Reputation: 165
I have a string that looks something like this -
text = 'during the day, the color of the sky is blue. at sunset, the color of the sky is orange.'
I need to extract the words after a particular sub-string, in this case, 'sky is'. That is, I want a list that gives me this -
['blue', 'orange']
I have tried the following -
p1 =re.compile(r"is (.+?) ",re.I)
re.findall(p1,text)
But this gives the output only as
['blue']
If, however, my text is
text = 'during the day, the color of the sky is blue at sunset, the color of the sky is orange or yellow.'
and I run
p1 = re.compile(r"is (.+?) ",re.I)
re.findall(p1,text)
I get the output as -
['blue', 'orange']
Please help! I am new to regular expressions and I am stuck!
Upvotes: 0
Views: 2483
Reputation: 3016
In you regex pattern, you only capture the string that is followed by a blank space, however 'orange' is followed by a dot '.', that's why it is not captured.

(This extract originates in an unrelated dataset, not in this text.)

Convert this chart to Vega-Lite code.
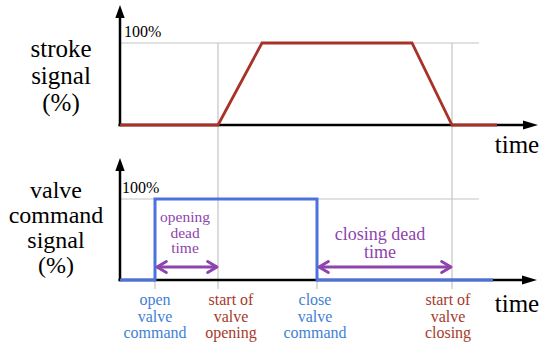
{
  "$schema": "https://vega.github.io/schema/vega-lite/v6.json",
  "background": "white",
  "padding": 0,
  "spacing": 0,
  "bounds": "flush",
  "config": {"view": {"stroke": null}, "text": {"font": "'Liberation Serif', 'Times New Roman', 'DejaVu Serif', serif"}},
  "datasets": {
    "topGrid": [
      {"t": 0, "t2": 35.9, "v": 100, "v2": 100},
      {"t": 9.8, "t2": 9.8, "v": 100, "v2": -36.6},
      {"t": 33.2, "t2": 33.2, "v": 100, "v2": -36.6}
    ],
    "topAxes": [
      {"t": 0, "t2": 0, "v": -1.5, "v2": 133},
      {"t": -0.15, "t2": 40.5, "v": 0, "v2": 0}
    ],
    "topUp": [{"t": 0, "v": 138.4}],
    "topRight": [{"t": 41.05, "v": 0}],
    "stroke": [
      {"i": 1, "t": 0, "v": 0},
      {"i": 2, "t": 9.8, "v": 0},
      {"i": 3, "t": 14.2, "v": 100},
      {"i": 4, "t": 29.2, "v": 100},
      {"i": 5, "t": 33.2, "v": 0},
      {"i": 6, "t": 37.7, "v": 0}
    ],
    "topPct": [{"label": "100%", "t": 0.4, "v": 107.3}],
    "topTitle": [{"label": "stroke\nsignal\n(%)", "t": -5.9, "v": 82.9}],
    "topTime": [{"label": "time", "t": 39.7, "v": -34.1}],
    "botGrid": [
      {"t": 0, "t2": 35.9, "v": 100, "v2": 100},
      {"t": 9.8, "t2": 9.8, "v": 154.4, "v2": -11.1},
      {"t": 33.2, "t2": 33.2, "v": 154.4, "v2": -11.1},
      {"t": 3.5, "t2": 3.5, "v": 0, "v2": -11.1},
      {"t": 19.7, "t2": 19.7, "v": 0, "v2": -11.1}
    ],
    "botAxes": [
      {"t": 0, "t2": 0, "v": -1.5, "v2": 137},
      {"t": -0.15, "t2": 40.3, "v": 0, "v2": 0}
    ],
    "botUp": [{"t": 0, "v": 142.6}],
    "botRight": [{"t": 40.95, "v": 0}],
    "command": [
      {"i": 1, "t": 0, "v": 0},
      {"i": 2, "t": 3.5, "v": 0},
      {"i": 3, "t": 3.5, "v": 100},
      {"i": 4, "t": 19.7, "v": 100},
      {"i": 5, "t": 19.7, "v": 0},
      {"i": 6, "t": 37.3, "v": 0}
    ],
    "dead": [
      {"t": 3.7, "t2": 9.7, "v": 16},
      {"t": 19.9, "t2": 33.1, "v": 16}
    ],
    "deadLeft": [{"t": 3.7, "v": 16}, {"t": 19.9, "v": 16}],
    "deadRight": [{"t": 9.7, "v": 16}, {"t": 33.1, "v": 16}],
    "botPct": [{"label": "100%", "t": 0.2, "v": 107.4}],
    "botTitle": [{"label": "valve\ncommand\nsignal\n(%)", "t": -6.4, "v": 101.2}],
    "openDead": [{"label": "opening\ndead\ntime", "t": 6.5, "v": 71.6}],
    "closeDead": [{"label": "closing dead\ntime", "t": 26, "v": 49.4}],
    "blueLabels": [
      {"label": "open\nvalve\ncommand", "t": 3.5, "v": -30.9},
      {"label": "close\nvalve\ncommand", "t": 19.5, "v": -30.9}
    ],
    "redLabels": [
      {"label": "start of\nvalve\nopening", "t": 11.1, "v": -30.9},
      {"label": "start of\nvalve\nclosing", "t": 32.8, "v": -30.9}
    ],
    "botTime": [{"label": "time", "t": 39.7, "v": -39.5}]
  },
  "vconcat": [
    {
      "width": 550,
      "height": 155,
      "encoding": {
        "x": {"field": "t", "type": "quantitative", "scale": {"domain": [-12, 43], "nice": false, "zero": false}, "axis": null},
        "y": {"field": "v", "type": "quantitative", "scale": {"domain": [-36.59, 152.44], "nice": false, "zero": false}, "axis": null}
      },
      "layer": [
        {"data": {"name": "topGrid"}, "mark": {"type": "rule", "color": "#c4c4c4", "strokeWidth": 1.2},
         "encoding": {"x2": {"field": "t2"}, "y2": {"field": "v2"}}},
        {"data": {"name": "topAxes"}, "mark": {"type": "rule", "color": "black", "strokeWidth": 2.5},
         "encoding": {"x2": {"field": "t2"}, "y2": {"field": "v2"}}},
        {"data": {"name": "topUp"}, "mark": {"type": "point", "shape": "M0,-1L0.72,1L-0.72,1Z", "size": 169, "filled": true, "color": "black", "opacity": 1}},
        {"data": {"name": "topRight"}, "mark": {"type": "point", "shape": "M1,0L-1,0.6L-1,-0.6Z", "size": 225, "filled": true, "color": "black", "opacity": 1}},
        {"data": {"name": "stroke"}, "mark": {"type": "line", "color": "#a83228", "strokeWidth": 2.8},
         "encoding": {"order": {"field": "i", "type": "quantitative"}}},
        {"data": {"name": "topPct"}, "mark": {"type": "text", "fontSize": 16, "align": "left", "baseline": "alphabetic", "color": "black"},
         "encoding": {"text": {"field": "label", "type": "nominal"}}},
        {"data": {"name": "topTitle"}, "mark": {"type": "text", "fontSize": 25, "align": "center", "baseline": "alphabetic", "lineBreak": "\n", "lineHeight": 27, "color": "black"},
         "encoding": {"text": {"field": "label", "type": "nominal"}}},
        {"data": {"name": "topTime"}, "mark": {"type": "text", "fontSize": 25, "align": "center", "baseline": "alphabetic", "color": "black"},
         "encoding": {"text": {"field": "label", "type": "nominal"}}}
      ]
    },
    {
      "width": 550,
      "height": 192,
      "encoding": {
        "x": {"field": "t", "type": "quantitative", "scale": {"domain": [-12, 43], "nice": false, "zero": false}, "axis": null},
        "y": {"field": "v", "type": "quantitative", "scale": {"domain": [-82.72, 154.32], "nice": false, "zero": false}, "axis": null}
      },
      "layer": [
        {"data": {"name": "botGrid"}, "mark": {"type": "rule", "color": "#c4c4c4", "strokeWidth": 1.2},
         "encoding": {"x2": {"field": "t2"}, "y2": {"field": "v2"}}},
        {"data": {"name": "botAxes"}, "mark": {"type": "rule", "color": "black", "strokeWidth": 2.5},
         "encoding": {"x2": {"field": "t2"}, "y2": {"field": "v2"}}},
        {"data": {"name": "botUp"}, "mark": {"type": "point", "shape": "M0,-1L0.72,1L-0.72,1Z", "size": 169, "filled": true, "color": "black", "opacity": 1}},
        {"data": {"name": "botRight"}, "mark": {"type": "point", "shape": "M1,0L-1,0.6L-1,-0.6Z", "size": 225, "filled": true, "color": "black", "opacity": 1}},
        {"data": {"name": "command"}, "mark": {"type": "line", "color": "#4a73de", "strokeWidth": 3},
         "encoding": {"order": {"field": "i", "type": "quantitative"}}},
        {"data": {"name": "dead"}, "mark": {"type": "rule", "color": "#8e44ad", "strokeWidth": 3},
         "encoding": {"x2": {"field": "t2"}}},
        {"data": {"name": "deadLeft"}, "mark": {"type": "point", "shape": "M1.7,-1L0,0L1.7,1", "size": 121, "filled": false, "color": "#8e44ad", "strokeWidth": 3, "strokeCap": "round", "strokeJoin": "round", "opacity": 1}},
        {"data": {"name": "deadRight"}, "mark": {"type": "point", "shape": "M-1.7,-1L0,0L-1.7,1", "size": 121, "filled": false, "color": "#8e44ad", "strokeWidth": 3, "strokeCap": "round", "strokeJoin": "round", "opacity": 1}},
        {"data": {"name": "botPct"}, "mark": {"type": "text", "fontSize": 16, "align": "left", "baseline": "alphabetic", "color": "black"},
         "encoding": {"text": {"field": "label", "type": "nominal"}}},
        {"data": {"name": "botTitle"}, "mark": {"type": "text", "fontSize": 24, "align": "center", "baseline": "alphabetic", "lineBreak": "\n", "lineHeight": 25, "color": "black"},
         "encoding": {"text": {"field": "label", "type": "nominal"}}},
        {"data": {"name": "openDead"}, "mark": {"type": "text", "fontSize": 15.5, "align": "center", "baseline": "alphabetic", "lineBreak": "\n", "lineHeight": 15.5, "color": "#8e44ad"},
         "encoding": {"text": {"field": "label", "type": "nominal"}}},
        {"data": {"name": "closeDead"}, "mark": {"type": "text", "fontSize": 18, "align": "center", "baseline": "alphabetic", "lineBreak": "\n", "lineHeight": 18.5, "color": "#8e44ad"},
         "encoding": {"text": {"field": "label", "type": "nominal"}}},
        {"data": {"name": "blueLabels"}, "mark": {"type": "text", "fontSize": 16, "align": "center", "baseline": "alphabetic", "lineBreak": "\n", "lineHeight": 16.5, "color": "#3f7fd6"},
         "encoding": {"text": {"field": "label", "type": "nominal"}}},
        {"data": {"name": "redLabels"}, "mark": {"type": "text", "fontSize": 16, "align": "center", "baseline": "alphabetic", "lineBreak": "\n", "lineHeight": 16.5, "color": "#a63a2c"},
         "encoding": {"text": {"field": "label", "type": "nominal"}}},
        {"data": {"name": "botTime"}, "mark": {"type": "text", "fontSize": 25, "align": "center", "baseline": "alphabetic", "color": "black"},
         "encoding": {"text": {"field": "label", "type": "nominal"}}}
      ]
    }
  ]
}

You have to include the dot '.' in your pattern.
p1 = re.compile(r"is (.+?)[ \.]", re.I)
re.findall(p1,text)
# ['blue', 'orange']
Demo:
https://regex101.com/r/B8jhdF/2
EDIT:
If the word is at the end of the sentence and not followed by a dot '.', I suggest this:
text = 'during the day, the color of the sky is blue at sunset, the color of the sky is orange'
p1 = re.compile(r"is (.+?)([ \.]|$)")
found_patterns = re.findall(p1,text)
[elt[0] for elt in found_patterns]
# ['blue', 'orange']
Upvotes: 1
Reputation: 1337
It's not a very general solution, but it works for your string.
my_str = 'during the day, the color of the sky is blue. at sunset, the color of the sky is orange.'
r = re.compile('sky is [a-z]+')
out = [x.split()[-1] for x in r.findall(my_str)]
Upvotes: 1